* begin Stored data *

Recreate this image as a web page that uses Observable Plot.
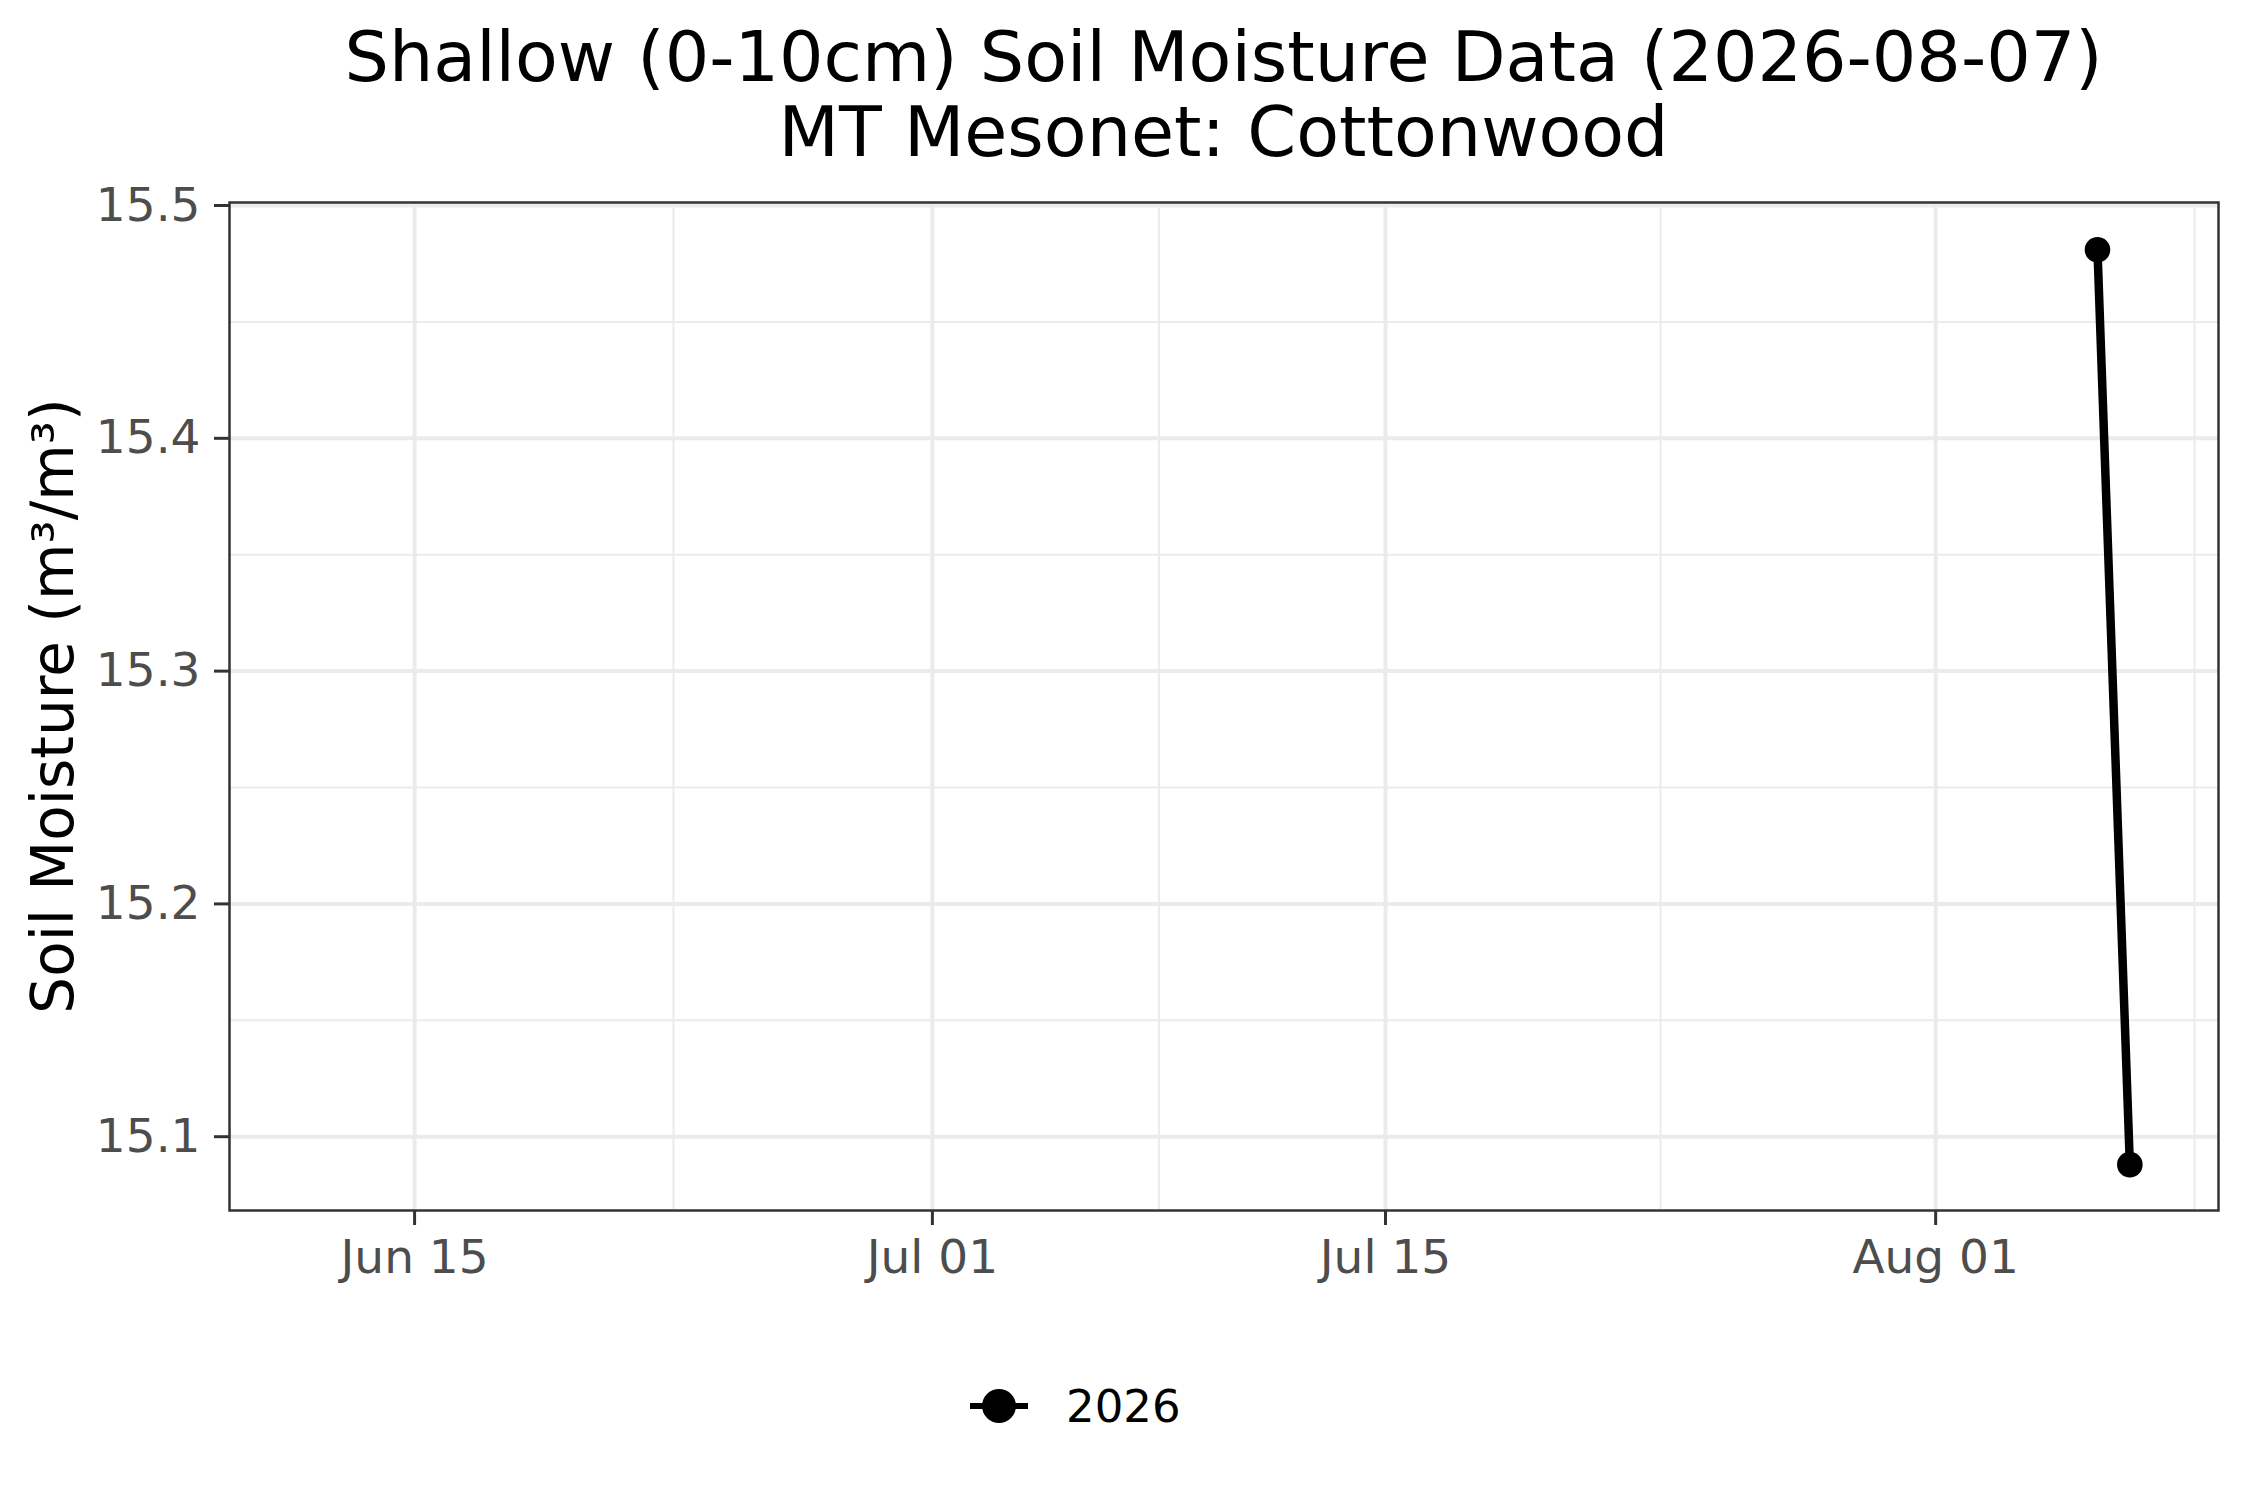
<!DOCTYPE html>
<html>
<head>
<meta charset="utf-8">
<script src="https://cdn.jsdelivr.net/npm/d3@7"></script>
<script src="https://cdn.jsdelivr.net/npm/@observablehq/plot@0.6"></script>
<style>
  html, body { margin: 0; padding: 0; background: #fff; }
  body { font-family: "DejaVu Sans", sans-serif; }
  #wrap { position: relative; width: 2250px; height: 1500px; overflow: hidden; }
  #title { position: absolute; left: 229px; width: 1989px; top: 20px; text-align: center;
           font-size: 70px; line-height: 75px; color: #000; }
  #ylab { position: absolute; left: 53px; top: 706px; transform: translate(-50%, -50%) rotate(-90deg);
          font-size: 58px; white-space: nowrap; color: #000; }
  #legend { position: absolute; left: 0; top: 1380px; width: 2250px; height: 60px; }
  #plot { position: absolute; left: 0; top: 0; }
</style>
</head>
<body>
<div id="wrap">
  <div id="plot"></div>
  <div id="title">Shallow (0-10cm) Soil Moisture Data (2026-08-07)<br>MT Mesonet: Cottonwood</div>
  <div id="ylab">Soil Moisture (m³/m³)</div>
  <div id="legend"></div>
</div>
<script>
// ---- data ----
const dates = ["2026-08-06", "2026-08-07"];
const moisture = [15.481, 15.088];
const seriesYear = "2026";

// ---- axes ----
const xDomain = ["2026-06-09T06:45:00Z", "2026-08-09T17:45:00Z"];
const yDomain = [15.0683, 15.5013];
const xMajorTicks = ["2026-06-15", "2026-07-01", "2026-07-15", "2026-08-01"];
const xMinorTicks = ["2026-06-23", "2026-07-08", "2026-07-23T12:00:00Z", "2026-08-09"];
const yMajorTicks = [15.1, 15.2, 15.3, 15.4, 15.5];
const yMinorTicks = [15.15, 15.25, 15.35, 15.45];

const parse = s => new Date(s.length === 10 ? s + "T00:00:00Z" : s);
const data = dates.map((d, i) => ({date: parse(d), value: moisture[i], year: seriesYear}));

const plot = Plot.plot({
  width: 2250,
  height: 1500,
  marginTop: 202,
  marginBottom: 290,
  marginLeft: 229,
  marginRight: 32,
  style: {fontFamily: "DejaVu Sans, sans-serif", background: "transparent", overflow: "visible"},
  x: {type: "utc", domain: xDomain.map(parse)},
  y: {domain: yDomain},
  marks: [
    Plot.gridX(xMinorTicks.map(parse), {stroke: "#EBEBEB", strokeOpacity: 1, strokeWidth: 2}),
    Plot.gridY(yMinorTicks, {stroke: "#EBEBEB", strokeOpacity: 1, strokeWidth: 2}),
    Plot.gridX(xMajorTicks.map(parse), {stroke: "#EBEBEB", strokeOpacity: 1, strokeWidth: 4}),
    Plot.gridY(yMajorTicks, {stroke: "#EBEBEB", strokeOpacity: 1, strokeWidth: 4}),
    Plot.axisX(xMajorTicks.map(parse), {
      tickSize: 15, tickPadding: 14, stroke: "#333333", strokeWidth: 3, fill: "#4D4D4D",
      fontSize: 47, tickFormat: d3.utcFormat("%b %d"), label: null
    }),
    Plot.axisY(yMajorTicks, {
      tickSize: 15, tickPadding: 14, stroke: "#333333", strokeWidth: 3, fill: "#4D4D4D",
      fontSize: 47, tickFormat: d3.format(".1f"), label: null
    }),
    Plot.frame({stroke: "#333333", strokeWidth: 2.5}),
    Plot.line(data, {x: "date", y: "value", stroke: "black", strokeWidth: 8.5}),
    Plot.dot(data, {x: "date", y: "value", r: 12.8, fill: "black", stroke: "none"})
  ]
});
document.getElementById("plot").appendChild(plot);

// legend
const legend = d3.select("#legend").append("svg").attr("width", 2250).attr("height", 60);
const g = legend.append("g").attr("transform", "translate(0,26)");
g.append("line").attr("x1", 970).attr("x2", 1028).attr("y1", 0).attr("y2", 0)
  .attr("stroke", "black").attr("stroke-width", 6);
g.append("circle").attr("cx", 999).attr("cy", 0).attr("r", 17).attr("fill", "black");
g.append("text").attr("x", 1066).attr("y", 0).attr("dy", "0.35em")
  .attr("font-size", 45).attr("font-family", "DejaVu Sans, sans-serif").attr("fill", "black")
  .text(seriesYear);
</script>
</body>
</html>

* end Stored data *

** Given request **
Without the pictures, return the listing above from its first line through the line that has "const data = dates.map((d, i)".

** Result for this exercise **
Recreate this image as a web page that uses Observable Plot.
<!DOCTYPE html>
<html>
<head>
<meta charset="utf-8">
<script src="https://cdn.jsdelivr.net/npm/d3@7"></script>
<script src="https://cdn.jsdelivr.net/npm/@observablehq/plot@0.6"></script>
<style>
  html, body { margin: 0; padding: 0; background: #fff; }
  body { font-family: "DejaVu Sans", sans-serif; }
  #wrap { position: relative; width: 2250px; height: 1500px; overflow: hidden; }
  #title { position: absolute; left: 229px; width: 1989px; top: 20px; text-align: center;
           font-size: 70px; line-height: 75px; color: #000; }
  #ylab { position: absolute; left: 53px; top: 706px; transform: translate(-50%, -50%) rotate(-90deg);
          font-size: 58px; white-space: nowrap; color: #000; }
  #legend { position: absolute; left: 0; top: 1380px; width: 2250px; height: 60px; }
  #plot { position: absolute; left: 0; top: 0; }
</style>
</head>
<body>
<div id="wrap">
  <div id="plot"></div>
  <div id="title">Shallow (0-10cm) Soil Moisture Data (2026-08-07)<br>MT Mesonet: Cottonwood</div>
  <div id="ylab">Soil Moisture (m³/m³)</div>
  <div id="legend"></div>
</div>
<script>
// ---- data ----
const dates = ["2026-08-06", "2026-08-07"];
const moisture = [15.481, 15.088];
const seriesYear = "2026";

// ---- axes ----
const xDomain = ["2026-06-09T06:45:00Z", "2026-08-09T17:45:00Z"];
const yDomain = [15.0683, 15.5013];
const xMajorTicks = ["2026-06-15", "2026-07-01", "2026-07-15", "2026-08-01"];
const xMinorTicks = ["2026-06-23", "2026-07-08", "2026-07-23T12:00:00Z", "2026-08-09"];
const yMajorTicks = [15.1, 15.2, 15.3, 15.4, 15.5];
const yMinorTicks = [15.15, 15.25, 15.35, 15.45];

const parse = s => new Date(s.length === 10 ? s + "T00:00:00Z" : s);
const data = dates.map((d, i) => ({date: parse(d), value: moisture[i], year: seriesYear}));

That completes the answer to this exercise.